Return the lines that follow, exactly as they appear, from the first through the one containing "-1.5, -2, -2.5];"; no pictures are to be included.
——————
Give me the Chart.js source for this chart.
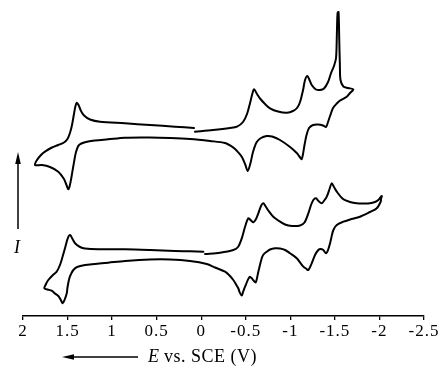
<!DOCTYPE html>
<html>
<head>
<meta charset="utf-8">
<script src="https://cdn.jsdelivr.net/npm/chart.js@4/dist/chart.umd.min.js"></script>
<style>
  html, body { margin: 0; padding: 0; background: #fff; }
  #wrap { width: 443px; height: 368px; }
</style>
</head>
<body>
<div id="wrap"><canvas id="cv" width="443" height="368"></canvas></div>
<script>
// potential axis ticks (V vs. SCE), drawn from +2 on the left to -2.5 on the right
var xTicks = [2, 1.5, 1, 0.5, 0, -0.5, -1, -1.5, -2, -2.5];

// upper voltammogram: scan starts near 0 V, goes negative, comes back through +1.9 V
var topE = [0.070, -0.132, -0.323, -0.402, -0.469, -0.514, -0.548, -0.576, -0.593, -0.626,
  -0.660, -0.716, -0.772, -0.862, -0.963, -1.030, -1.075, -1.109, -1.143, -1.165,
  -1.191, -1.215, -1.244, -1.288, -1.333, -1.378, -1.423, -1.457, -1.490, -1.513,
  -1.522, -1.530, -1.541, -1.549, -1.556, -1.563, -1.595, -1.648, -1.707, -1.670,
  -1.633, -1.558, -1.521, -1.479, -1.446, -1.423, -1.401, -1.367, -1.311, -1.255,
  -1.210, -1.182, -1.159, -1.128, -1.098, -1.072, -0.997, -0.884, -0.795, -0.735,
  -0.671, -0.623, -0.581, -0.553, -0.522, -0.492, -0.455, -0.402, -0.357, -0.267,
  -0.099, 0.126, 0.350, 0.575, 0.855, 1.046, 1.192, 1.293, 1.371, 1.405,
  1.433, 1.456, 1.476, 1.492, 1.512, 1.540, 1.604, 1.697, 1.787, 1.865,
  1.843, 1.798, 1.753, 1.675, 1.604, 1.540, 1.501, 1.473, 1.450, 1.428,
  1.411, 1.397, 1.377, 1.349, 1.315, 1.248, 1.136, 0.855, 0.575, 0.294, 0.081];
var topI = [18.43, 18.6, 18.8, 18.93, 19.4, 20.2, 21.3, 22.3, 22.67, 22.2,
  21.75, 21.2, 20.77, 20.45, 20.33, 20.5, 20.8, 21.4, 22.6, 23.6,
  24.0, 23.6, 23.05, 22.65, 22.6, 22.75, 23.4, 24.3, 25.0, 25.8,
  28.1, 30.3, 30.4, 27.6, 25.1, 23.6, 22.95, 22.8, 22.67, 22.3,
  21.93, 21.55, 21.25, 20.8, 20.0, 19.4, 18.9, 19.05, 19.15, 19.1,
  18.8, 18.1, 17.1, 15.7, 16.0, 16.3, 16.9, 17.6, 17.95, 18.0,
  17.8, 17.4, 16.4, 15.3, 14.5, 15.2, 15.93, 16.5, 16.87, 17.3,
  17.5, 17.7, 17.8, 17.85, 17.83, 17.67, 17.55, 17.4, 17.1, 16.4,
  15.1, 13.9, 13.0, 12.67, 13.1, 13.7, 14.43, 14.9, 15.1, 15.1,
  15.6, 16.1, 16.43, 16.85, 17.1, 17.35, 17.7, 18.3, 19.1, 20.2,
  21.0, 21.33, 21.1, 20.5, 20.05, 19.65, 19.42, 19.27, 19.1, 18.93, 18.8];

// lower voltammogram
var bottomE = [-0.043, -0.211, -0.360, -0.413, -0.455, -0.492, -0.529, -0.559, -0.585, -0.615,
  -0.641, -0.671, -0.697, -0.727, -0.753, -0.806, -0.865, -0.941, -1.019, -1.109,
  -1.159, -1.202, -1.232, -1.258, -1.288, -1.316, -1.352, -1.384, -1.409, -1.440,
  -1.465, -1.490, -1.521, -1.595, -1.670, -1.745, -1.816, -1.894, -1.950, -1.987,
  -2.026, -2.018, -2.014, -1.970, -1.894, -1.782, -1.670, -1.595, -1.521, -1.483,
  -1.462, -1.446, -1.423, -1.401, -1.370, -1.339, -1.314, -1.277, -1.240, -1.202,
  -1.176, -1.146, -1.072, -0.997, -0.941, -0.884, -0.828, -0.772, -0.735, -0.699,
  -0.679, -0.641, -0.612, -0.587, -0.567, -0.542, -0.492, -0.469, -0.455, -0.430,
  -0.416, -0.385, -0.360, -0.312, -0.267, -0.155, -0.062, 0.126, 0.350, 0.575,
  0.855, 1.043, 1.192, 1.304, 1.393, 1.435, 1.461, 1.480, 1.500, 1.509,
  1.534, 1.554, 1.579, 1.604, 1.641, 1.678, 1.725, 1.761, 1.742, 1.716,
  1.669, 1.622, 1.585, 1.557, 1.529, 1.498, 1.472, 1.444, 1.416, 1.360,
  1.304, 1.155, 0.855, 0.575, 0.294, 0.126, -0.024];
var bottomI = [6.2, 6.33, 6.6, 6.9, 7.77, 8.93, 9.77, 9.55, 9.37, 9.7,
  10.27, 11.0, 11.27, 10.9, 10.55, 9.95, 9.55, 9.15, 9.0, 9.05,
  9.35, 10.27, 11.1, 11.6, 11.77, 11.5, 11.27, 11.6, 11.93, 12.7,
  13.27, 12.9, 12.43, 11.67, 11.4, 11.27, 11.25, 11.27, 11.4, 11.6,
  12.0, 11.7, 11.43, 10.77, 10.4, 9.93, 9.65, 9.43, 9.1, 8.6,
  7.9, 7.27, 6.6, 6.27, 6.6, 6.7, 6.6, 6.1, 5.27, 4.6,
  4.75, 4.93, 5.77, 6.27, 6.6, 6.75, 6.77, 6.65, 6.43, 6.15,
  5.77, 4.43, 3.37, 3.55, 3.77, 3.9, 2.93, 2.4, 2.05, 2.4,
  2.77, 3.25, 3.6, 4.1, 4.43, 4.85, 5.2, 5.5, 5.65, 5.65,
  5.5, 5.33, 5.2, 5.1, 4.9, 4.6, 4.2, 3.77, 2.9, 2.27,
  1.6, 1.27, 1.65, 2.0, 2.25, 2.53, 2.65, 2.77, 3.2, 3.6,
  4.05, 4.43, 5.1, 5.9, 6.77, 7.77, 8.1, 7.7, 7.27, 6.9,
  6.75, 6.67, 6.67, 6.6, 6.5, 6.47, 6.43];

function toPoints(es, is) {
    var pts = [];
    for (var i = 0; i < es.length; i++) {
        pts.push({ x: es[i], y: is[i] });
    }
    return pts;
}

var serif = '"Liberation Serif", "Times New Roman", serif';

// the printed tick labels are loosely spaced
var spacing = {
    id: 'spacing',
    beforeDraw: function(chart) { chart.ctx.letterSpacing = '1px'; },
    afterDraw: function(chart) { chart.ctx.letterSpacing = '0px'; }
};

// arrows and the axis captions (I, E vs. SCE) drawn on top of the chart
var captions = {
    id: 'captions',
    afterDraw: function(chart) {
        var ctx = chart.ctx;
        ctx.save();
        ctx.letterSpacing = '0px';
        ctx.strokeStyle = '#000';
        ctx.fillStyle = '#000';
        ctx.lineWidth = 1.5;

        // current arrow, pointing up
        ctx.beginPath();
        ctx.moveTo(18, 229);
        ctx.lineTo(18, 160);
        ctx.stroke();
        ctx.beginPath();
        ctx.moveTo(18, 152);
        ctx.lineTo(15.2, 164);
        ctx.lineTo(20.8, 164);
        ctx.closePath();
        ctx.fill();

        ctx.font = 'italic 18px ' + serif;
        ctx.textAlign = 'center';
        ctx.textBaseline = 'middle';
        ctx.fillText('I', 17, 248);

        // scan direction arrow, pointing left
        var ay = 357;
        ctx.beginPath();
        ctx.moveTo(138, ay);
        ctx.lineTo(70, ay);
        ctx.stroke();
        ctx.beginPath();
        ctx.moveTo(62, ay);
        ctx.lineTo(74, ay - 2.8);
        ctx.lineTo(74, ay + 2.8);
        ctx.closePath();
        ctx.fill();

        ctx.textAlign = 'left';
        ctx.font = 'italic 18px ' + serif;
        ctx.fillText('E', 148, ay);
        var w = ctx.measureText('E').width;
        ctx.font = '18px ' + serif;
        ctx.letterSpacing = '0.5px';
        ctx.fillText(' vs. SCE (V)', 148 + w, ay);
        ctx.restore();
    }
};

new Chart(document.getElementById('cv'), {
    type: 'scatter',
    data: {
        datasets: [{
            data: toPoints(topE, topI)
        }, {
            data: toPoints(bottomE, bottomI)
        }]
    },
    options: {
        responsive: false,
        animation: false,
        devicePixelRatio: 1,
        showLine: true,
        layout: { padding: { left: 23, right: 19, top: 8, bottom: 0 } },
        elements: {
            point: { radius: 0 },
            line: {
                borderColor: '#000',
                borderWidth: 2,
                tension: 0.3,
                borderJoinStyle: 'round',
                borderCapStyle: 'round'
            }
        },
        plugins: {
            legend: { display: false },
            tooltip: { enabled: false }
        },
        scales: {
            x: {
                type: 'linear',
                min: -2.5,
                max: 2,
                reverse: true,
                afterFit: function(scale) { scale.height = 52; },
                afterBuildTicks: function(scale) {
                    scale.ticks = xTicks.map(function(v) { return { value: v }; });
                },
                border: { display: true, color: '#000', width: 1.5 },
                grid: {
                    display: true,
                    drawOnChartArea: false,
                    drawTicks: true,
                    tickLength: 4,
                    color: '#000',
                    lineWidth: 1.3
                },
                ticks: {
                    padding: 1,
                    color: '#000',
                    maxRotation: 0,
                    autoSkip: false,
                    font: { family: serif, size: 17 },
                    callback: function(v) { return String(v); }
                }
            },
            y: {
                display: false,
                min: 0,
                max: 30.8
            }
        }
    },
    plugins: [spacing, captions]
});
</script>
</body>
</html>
——————
## RESPONSE TO THIS TASK
Give me the Chart.js source for this chart.
<!DOCTYPE html>
<html>
<head>
<meta charset="utf-8">
<script src="https://cdn.jsdelivr.net/npm/chart.js@4/dist/chart.umd.min.js"></script>
<style>
  html, body { margin: 0; padding: 0; background: #fff; }
  #wrap { width: 443px; height: 368px; }
</style>
</head>
<body>
<div id="wrap"><canvas id="cv" width="443" height="368"></canvas></div>
<script>
// potential axis ticks (V vs. SCE), drawn from +2 on the left to -2.5 on the right
var xTicks = [2, 1.5, 1, 0.5, 0, -0.5, -1, -1.5, -2, -2.5];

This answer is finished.